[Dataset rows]
★ ★ ★ ★
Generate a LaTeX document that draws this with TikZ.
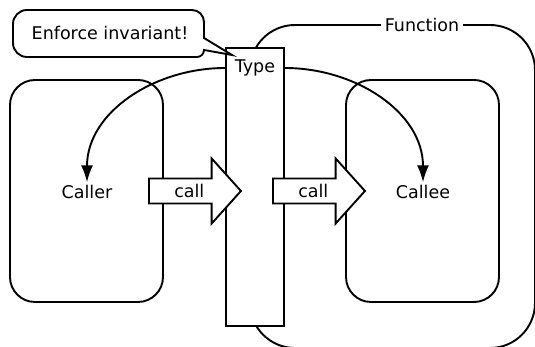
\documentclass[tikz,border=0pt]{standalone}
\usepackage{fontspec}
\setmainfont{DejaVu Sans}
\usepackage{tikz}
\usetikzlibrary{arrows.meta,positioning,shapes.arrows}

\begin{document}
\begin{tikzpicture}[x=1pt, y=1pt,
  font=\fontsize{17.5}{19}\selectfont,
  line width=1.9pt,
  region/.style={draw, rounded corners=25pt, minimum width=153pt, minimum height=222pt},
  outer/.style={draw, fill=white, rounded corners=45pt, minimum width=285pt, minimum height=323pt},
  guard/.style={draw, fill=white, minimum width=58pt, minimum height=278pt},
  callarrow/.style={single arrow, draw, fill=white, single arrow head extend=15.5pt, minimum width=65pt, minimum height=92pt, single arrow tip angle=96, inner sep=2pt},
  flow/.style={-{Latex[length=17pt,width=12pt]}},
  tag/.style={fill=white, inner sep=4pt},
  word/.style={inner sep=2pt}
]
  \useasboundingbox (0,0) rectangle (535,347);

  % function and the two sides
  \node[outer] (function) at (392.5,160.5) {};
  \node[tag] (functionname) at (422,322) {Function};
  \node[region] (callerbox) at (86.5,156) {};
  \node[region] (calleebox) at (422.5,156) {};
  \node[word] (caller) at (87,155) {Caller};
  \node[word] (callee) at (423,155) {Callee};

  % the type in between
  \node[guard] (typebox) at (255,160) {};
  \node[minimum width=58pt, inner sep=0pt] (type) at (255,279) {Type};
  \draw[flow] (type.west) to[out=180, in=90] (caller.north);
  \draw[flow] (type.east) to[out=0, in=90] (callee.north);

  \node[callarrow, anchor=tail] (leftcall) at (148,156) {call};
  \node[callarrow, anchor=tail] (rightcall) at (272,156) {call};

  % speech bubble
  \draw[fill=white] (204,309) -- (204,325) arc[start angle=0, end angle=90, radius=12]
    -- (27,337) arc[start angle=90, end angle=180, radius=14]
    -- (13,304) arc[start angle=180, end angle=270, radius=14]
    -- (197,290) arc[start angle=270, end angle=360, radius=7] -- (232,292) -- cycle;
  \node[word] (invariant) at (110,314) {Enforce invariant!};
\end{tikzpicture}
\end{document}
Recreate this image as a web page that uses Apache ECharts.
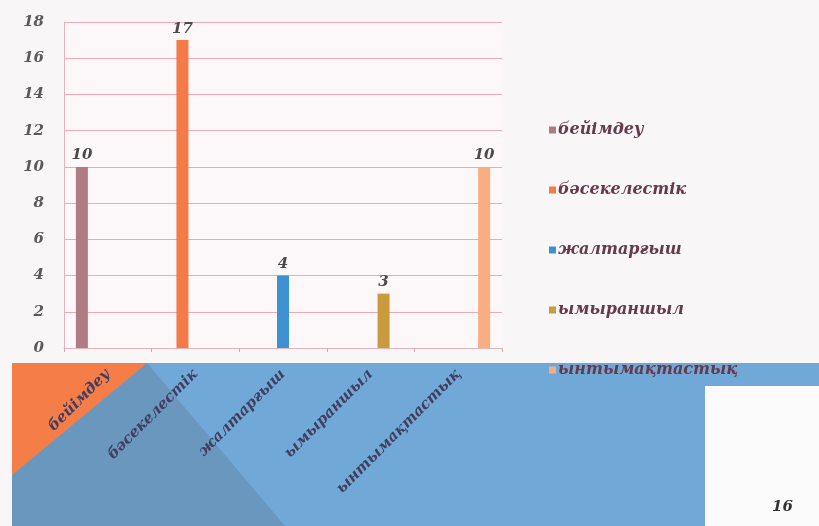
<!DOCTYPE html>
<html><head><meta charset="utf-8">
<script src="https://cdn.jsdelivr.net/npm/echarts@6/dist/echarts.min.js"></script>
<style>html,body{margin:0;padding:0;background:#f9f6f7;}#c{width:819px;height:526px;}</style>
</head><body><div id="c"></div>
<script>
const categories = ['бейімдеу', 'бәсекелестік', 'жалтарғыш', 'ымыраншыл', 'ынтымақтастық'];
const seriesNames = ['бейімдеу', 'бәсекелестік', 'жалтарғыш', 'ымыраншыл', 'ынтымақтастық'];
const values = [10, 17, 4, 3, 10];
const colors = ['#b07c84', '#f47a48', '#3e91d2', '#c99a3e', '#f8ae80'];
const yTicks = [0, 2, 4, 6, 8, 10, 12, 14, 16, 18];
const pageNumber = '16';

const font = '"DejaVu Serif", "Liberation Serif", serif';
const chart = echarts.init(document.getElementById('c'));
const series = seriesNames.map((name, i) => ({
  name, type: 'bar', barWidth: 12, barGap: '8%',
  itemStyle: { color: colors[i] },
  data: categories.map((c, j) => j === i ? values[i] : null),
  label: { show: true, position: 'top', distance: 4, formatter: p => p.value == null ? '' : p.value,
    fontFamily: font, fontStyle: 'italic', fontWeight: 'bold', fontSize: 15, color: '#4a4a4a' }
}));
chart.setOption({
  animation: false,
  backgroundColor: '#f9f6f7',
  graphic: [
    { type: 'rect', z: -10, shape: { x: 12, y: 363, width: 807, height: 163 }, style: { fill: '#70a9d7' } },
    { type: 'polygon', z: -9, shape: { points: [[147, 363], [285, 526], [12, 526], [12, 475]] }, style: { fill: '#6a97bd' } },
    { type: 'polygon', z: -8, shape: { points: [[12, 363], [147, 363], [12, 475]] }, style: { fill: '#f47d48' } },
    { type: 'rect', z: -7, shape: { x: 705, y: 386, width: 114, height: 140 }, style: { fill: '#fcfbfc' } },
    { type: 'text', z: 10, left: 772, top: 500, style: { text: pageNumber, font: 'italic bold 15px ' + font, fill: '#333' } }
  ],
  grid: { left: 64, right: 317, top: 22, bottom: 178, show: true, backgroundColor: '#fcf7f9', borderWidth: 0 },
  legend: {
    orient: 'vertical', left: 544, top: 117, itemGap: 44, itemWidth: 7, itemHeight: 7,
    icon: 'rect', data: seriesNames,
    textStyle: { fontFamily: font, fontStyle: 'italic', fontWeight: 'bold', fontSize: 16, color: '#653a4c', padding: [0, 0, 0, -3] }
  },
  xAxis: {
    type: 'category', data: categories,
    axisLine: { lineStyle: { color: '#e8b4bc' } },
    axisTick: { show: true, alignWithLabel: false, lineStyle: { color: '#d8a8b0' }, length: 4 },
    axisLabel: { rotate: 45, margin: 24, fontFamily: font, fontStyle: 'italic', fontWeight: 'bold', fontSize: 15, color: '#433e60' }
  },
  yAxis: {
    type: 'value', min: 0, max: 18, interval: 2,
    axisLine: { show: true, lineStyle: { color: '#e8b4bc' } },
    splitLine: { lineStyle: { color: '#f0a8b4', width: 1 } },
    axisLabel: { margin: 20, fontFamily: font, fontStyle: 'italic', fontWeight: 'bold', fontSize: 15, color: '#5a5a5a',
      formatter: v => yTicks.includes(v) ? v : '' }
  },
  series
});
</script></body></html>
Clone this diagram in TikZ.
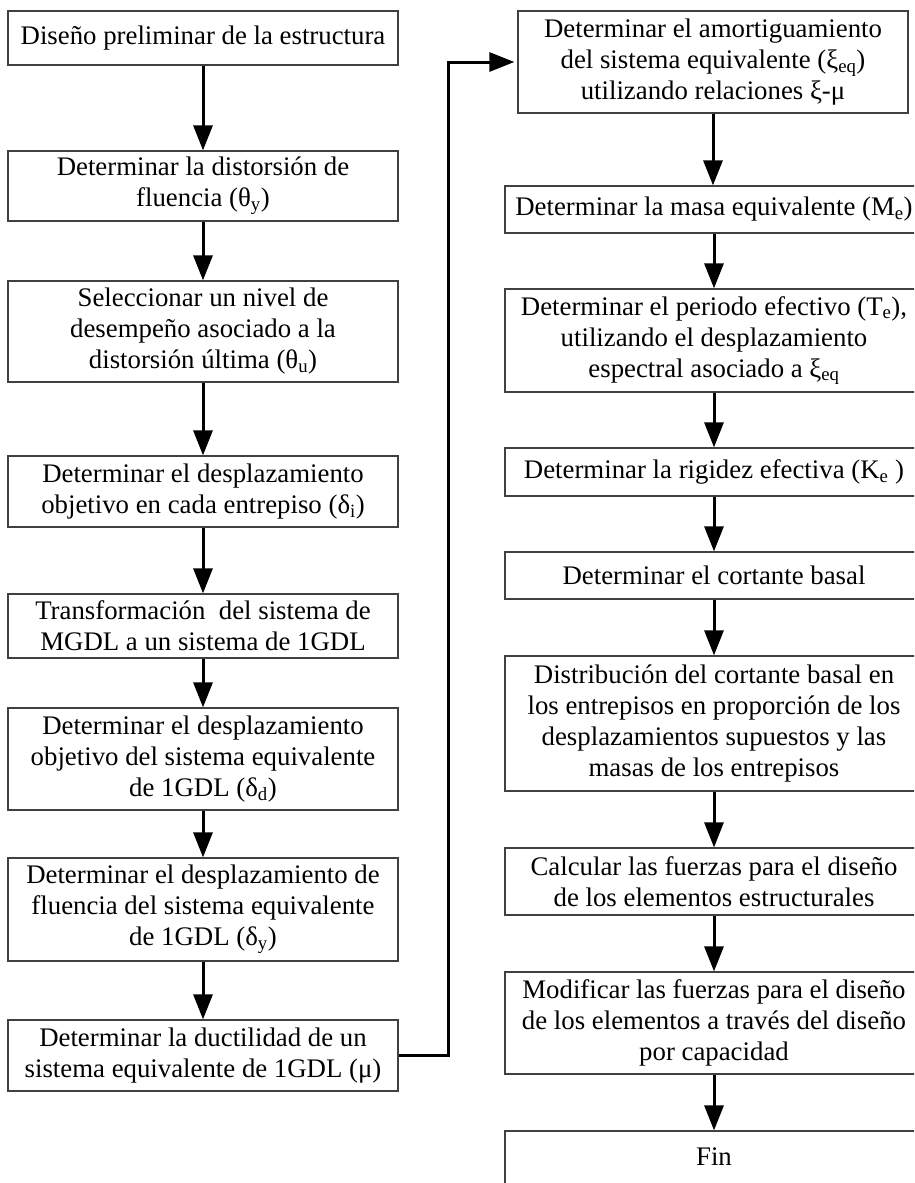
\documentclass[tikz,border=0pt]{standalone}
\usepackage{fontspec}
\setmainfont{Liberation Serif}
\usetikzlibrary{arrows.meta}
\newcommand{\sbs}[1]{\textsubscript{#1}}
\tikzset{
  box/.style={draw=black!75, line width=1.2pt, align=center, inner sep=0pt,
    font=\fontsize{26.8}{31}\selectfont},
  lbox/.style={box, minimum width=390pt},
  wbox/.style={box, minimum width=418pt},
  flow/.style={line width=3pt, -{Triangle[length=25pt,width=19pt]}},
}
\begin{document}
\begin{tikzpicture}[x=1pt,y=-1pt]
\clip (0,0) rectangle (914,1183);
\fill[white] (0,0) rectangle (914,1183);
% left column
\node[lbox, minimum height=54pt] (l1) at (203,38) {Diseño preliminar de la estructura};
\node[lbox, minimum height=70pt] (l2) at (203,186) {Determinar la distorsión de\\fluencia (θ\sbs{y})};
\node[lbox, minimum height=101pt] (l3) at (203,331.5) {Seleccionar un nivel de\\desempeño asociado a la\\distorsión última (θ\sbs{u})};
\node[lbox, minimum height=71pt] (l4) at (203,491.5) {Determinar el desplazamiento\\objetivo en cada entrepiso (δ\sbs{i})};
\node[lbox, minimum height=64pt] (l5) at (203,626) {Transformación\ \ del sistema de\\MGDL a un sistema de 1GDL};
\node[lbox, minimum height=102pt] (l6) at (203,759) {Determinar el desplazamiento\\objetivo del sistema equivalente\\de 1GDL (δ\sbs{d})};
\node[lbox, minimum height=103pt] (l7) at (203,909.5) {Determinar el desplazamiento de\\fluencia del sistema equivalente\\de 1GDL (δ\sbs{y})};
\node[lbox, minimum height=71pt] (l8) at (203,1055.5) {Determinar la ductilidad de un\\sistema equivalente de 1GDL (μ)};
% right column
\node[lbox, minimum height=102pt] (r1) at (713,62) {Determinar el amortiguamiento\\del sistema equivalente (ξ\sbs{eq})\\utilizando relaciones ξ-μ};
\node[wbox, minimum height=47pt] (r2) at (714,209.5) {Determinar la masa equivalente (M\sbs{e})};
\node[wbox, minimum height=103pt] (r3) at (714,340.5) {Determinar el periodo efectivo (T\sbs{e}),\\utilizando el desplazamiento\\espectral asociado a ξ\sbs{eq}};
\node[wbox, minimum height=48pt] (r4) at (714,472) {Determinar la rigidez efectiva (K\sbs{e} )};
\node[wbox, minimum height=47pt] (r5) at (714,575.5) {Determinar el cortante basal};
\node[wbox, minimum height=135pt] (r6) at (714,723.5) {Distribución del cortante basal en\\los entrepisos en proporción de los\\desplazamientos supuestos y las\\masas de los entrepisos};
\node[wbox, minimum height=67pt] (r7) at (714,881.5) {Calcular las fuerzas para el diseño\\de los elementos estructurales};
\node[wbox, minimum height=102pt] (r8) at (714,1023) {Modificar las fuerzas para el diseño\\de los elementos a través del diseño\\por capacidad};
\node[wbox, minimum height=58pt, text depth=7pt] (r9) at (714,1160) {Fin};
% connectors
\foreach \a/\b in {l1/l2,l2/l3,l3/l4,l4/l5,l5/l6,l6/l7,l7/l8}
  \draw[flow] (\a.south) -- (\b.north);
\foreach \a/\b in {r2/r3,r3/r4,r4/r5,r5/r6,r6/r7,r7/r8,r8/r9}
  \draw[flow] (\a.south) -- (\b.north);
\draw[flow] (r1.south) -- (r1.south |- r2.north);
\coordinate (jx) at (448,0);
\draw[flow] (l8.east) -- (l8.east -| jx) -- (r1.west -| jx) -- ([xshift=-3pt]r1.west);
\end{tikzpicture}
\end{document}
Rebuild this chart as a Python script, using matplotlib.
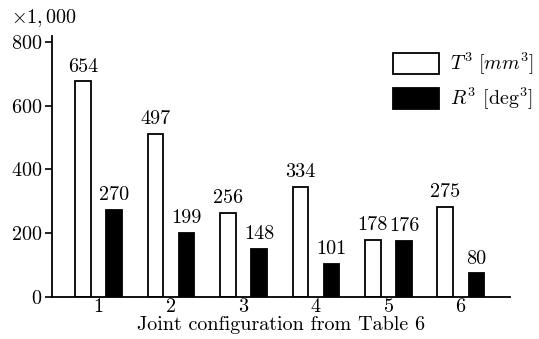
★ ★ ★ ★
### Task objective
The required output is the number of lines containing the word "that", and nothing besides.

### Correct result
2